Almost every deal I do is no-money down. If I end up putting any money down on a deal that means it must have a ton of equity and I needed to give the sellers some cash to close the deal.

However, even though I rarely put cash down, I still always keep very hefty cash reserves for emergencies. You see, when most people start out in this business they’re broke. And they think they can do a lot of no-money down deals without needing any cash at all.

Yes, this is true, but you still need cash reserves. For what? For the rental property you picked up that just went vacant. Or for the rehab that went slightly over budget or any number of other things.

The good new is…

The money doesn’t have to be yours. It can be a HELOC that you have, which you never touch. When I first started out I had a $100,000 HELOC on one of my properties, in case I ever got in trouble with my properties. (I own a lot of rentals and if by some terrible fate they had all gone vacant at once, I would have needed to tap into that money.)

Thankfully, I never had to touch my emergency cash reserves but I know I slept a lot better at night knowing they were there. Besides a HELOC, you could borrow money from friends and relatives. Relatives are one of the best places to get emergency money or private money.

Also, you could go to the bank and get a signature loan.

I think you have to have pretty good credit, but I’m sure I could go to the bank tomorrow and get a $25,000 signature loan without a problem. Last resort would of course be credit cards. I’ve never done this and wouldn’t recommend it, but if push ever came to shove, you might have to resort to drastic measures.

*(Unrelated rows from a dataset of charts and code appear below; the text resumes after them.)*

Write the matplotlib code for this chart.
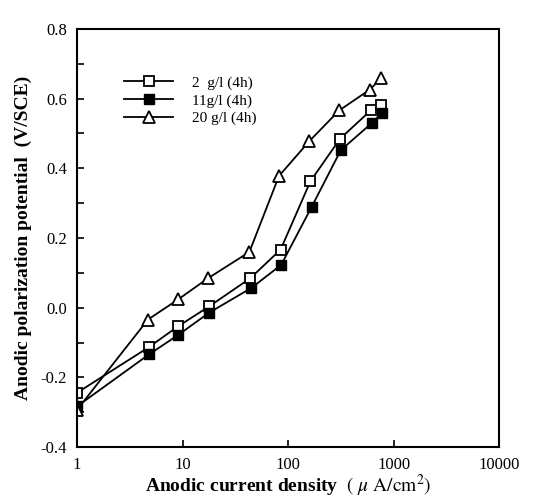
import matplotlib
matplotlib.use("Agg")
import matplotlib.pyplot as plt
from matplotlib.ticker import MultipleLocator, FixedLocator, FixedFormatter

plt.rcParams['font.family'] = ['Liberation Serif', 'DejaVu Serif']
plt.rcParams['mathtext.fontset'] = 'stix'

# current density (uA/cm2) and potential (V/SCE)
x_2g = [1, 4.8, 9.1, 17.9, 44, 85, 163, 311, 617, 766]
y_2g = [-0.244, -0.113, -0.053, 0.004, 0.085, 0.167, 0.363, 0.485, 0.568, 0.581]

x_11g = [1, 4.8, 9.1, 17.9, 45, 86, 167, 316, 627, 780]
y_11g = [-0.283, -0.134, -0.078, -0.014, 0.057, 0.123, 0.289, 0.452, 0.531, 0.559]

x_20g = [1, 4.7, 9.1, 17.5, 43, 82, 159, 305, 596, 766]
y_20g = [-0.293, -0.034, 0.024, 0.085, 0.16, 0.378, 0.478, 0.566, 0.626, 0.659]

labels = ['2  g/l (4h)', '11g/l (4h)', '20 g/l (4h)']
x_ticks = [1, 10, 100, 1000, 10000]
x_ticklabels = ['1', '10', '100', '1000', '10000']

fig = plt.figure(figsize=(5.42, 4.98), dpi=100)
ax = fig.add_axes([0.142, 0.102, 0.779, 0.840])

ax.plot(x_2g, y_2g, color='black', lw=1.3, marker='s', ms=7,
        mfc='white', mec='black', mew=1.3, label=labels[0])
ax.plot(x_11g, y_11g, color='black', lw=1.3, marker='s', ms=7,
        mfc='black', mec='black', label=labels[1])
ax.plot(x_20g, y_20g, color='black', lw=1.3, marker='^', ms=8,
        mfc='white', mec='black', mew=1.3, label=labels[2])

ax.set_xscale('log')
ax.set_xlim(1, 10000)
ax.set_ylim(-0.4, 0.8)

ax.xaxis.set_major_locator(FixedLocator(x_ticks))
ax.xaxis.set_major_formatter(FixedFormatter(x_ticklabels))
ax.xaxis.set_minor_locator(FixedLocator([]))
ax.yaxis.set_major_locator(MultipleLocator(0.2))
ax.yaxis.set_minor_locator(MultipleLocator(0.1))
ax.yaxis.set_major_formatter(plt.FuncFormatter(lambda v, p: '%.1f' % v))

ax.tick_params(which='both', direction='in', top=False, right=False,
               labelsize=12, width=1.2)
ax.tick_params(which='major', length=5, pad=7)
ax.tick_params(which='minor', length=5)
for s in ax.spines.values():
    s.set_linewidth(1.5)

ax.set_ylabel('Anodic polarization potential  (V/SCE)', fontsize=14,
              fontweight='bold', labelpad=6)
ax.set_xlabel(r'Anodic current density  $(\ \mu\ \mathrm{A/cm^2})$',
              fontsize=14, fontweight='bold', labelpad=0)

ax.legend(loc='upper left', bbox_to_anchor=(0.08, 0.92), frameon=False,
          fontsize=11, handlelength=3.2, labelspacing=0.25, handletextpad=1.2)

fig.savefig('out.png', dpi=100)
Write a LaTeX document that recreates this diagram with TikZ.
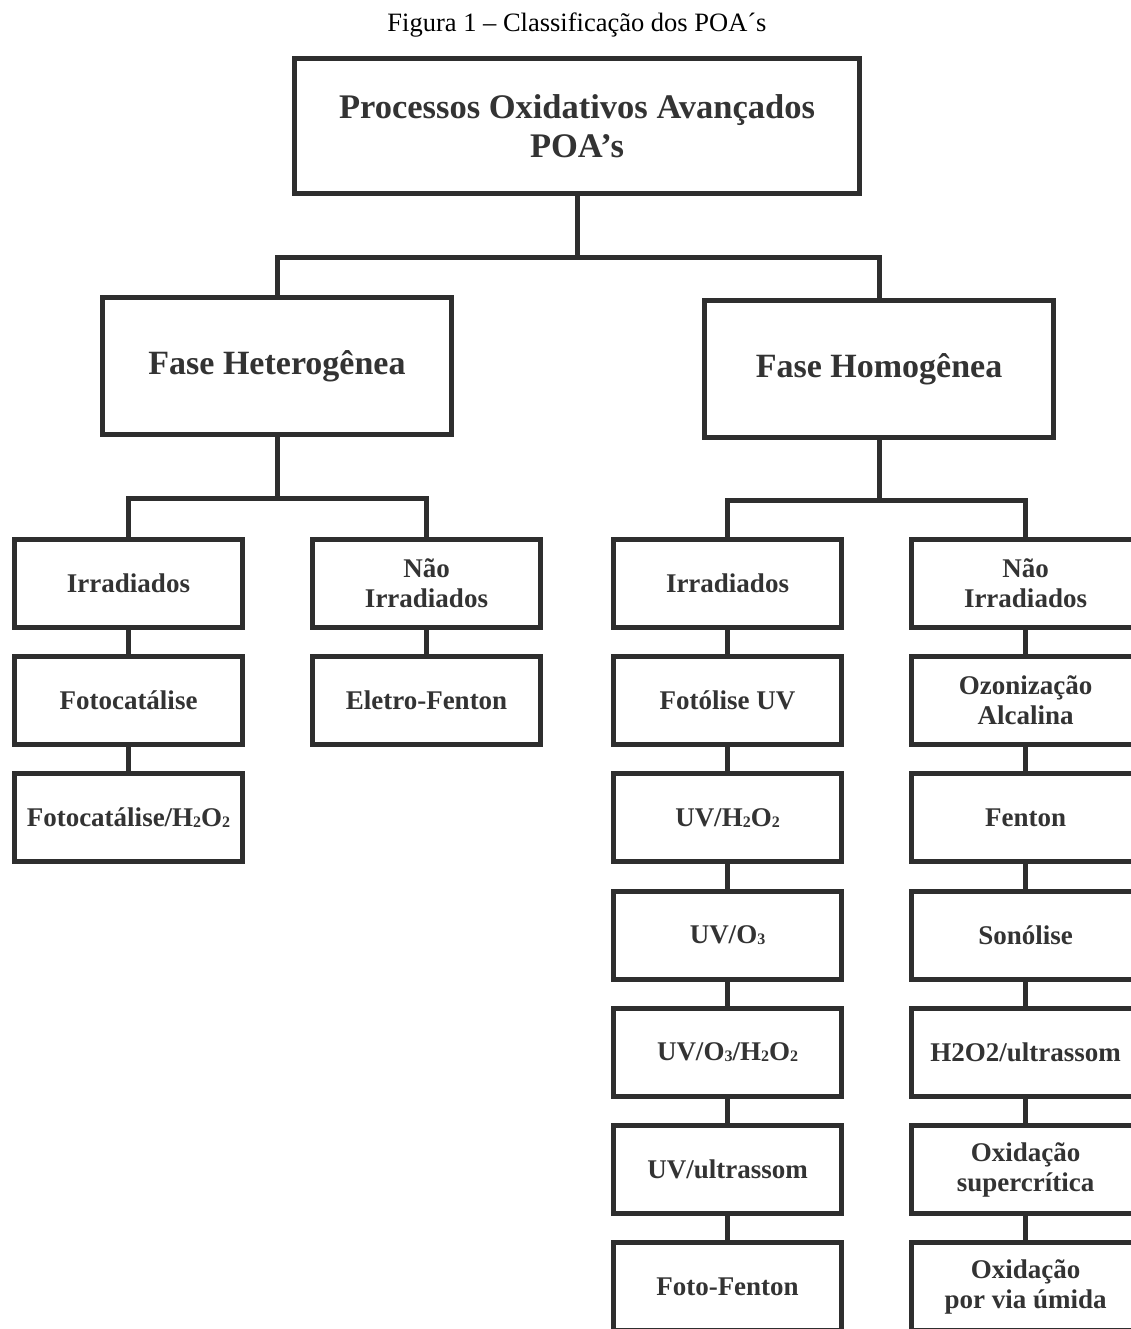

The point I’m trying to make, is that you don’t want to do a lot of no-money down deals early on, just to see all of your hard work implode because you don’t have cash reserves. In fact, all throughout your real estate career (and life) you should have plenty of cash reserves that way when an emergency does strike you don’t have to worry about losing your properties, or your business.

Because, believe me, emergencies will strike if you stay in this business long enough such as a tenant tearing up a house, or a rehab gone bad or a broken pipe that floods your house.

About Author

Jason R. Hanson is the founder of National Real Estate Investor Month and the author of “How to Build a Real Estate Empire”. Jason specializes in purchasing properties “subject-to” and has purchased millions of dollars worth of property using none of his own cash or credit.


  1. I agree cash is king. But a HELOC is not the same as cash. In 2007 I had $200k in HELOC and a bank LOC of $50k. Today all I have is a $2k bank LOC. The HELOC’s were all closed though I never got to use them – the banks just arbitrarily decided to revalue all my properties and give me “zero” equity.

  2. I think having a HELOC is great for reserves because cash is accessible yet you don’t have to have cash sit in a low/non-interest bearing account. However, because a HELOC simply relies on the equity in a property, you must be prepared if property values decline and you lose the HELOC. If that happens you must be ready to reevaluate your investment or look for cash reserves elsewhere. I think that’s a lot better than doing a cash out refinance and holding cash reserves in an account that pays less interest than what you’re paying. Planning is key.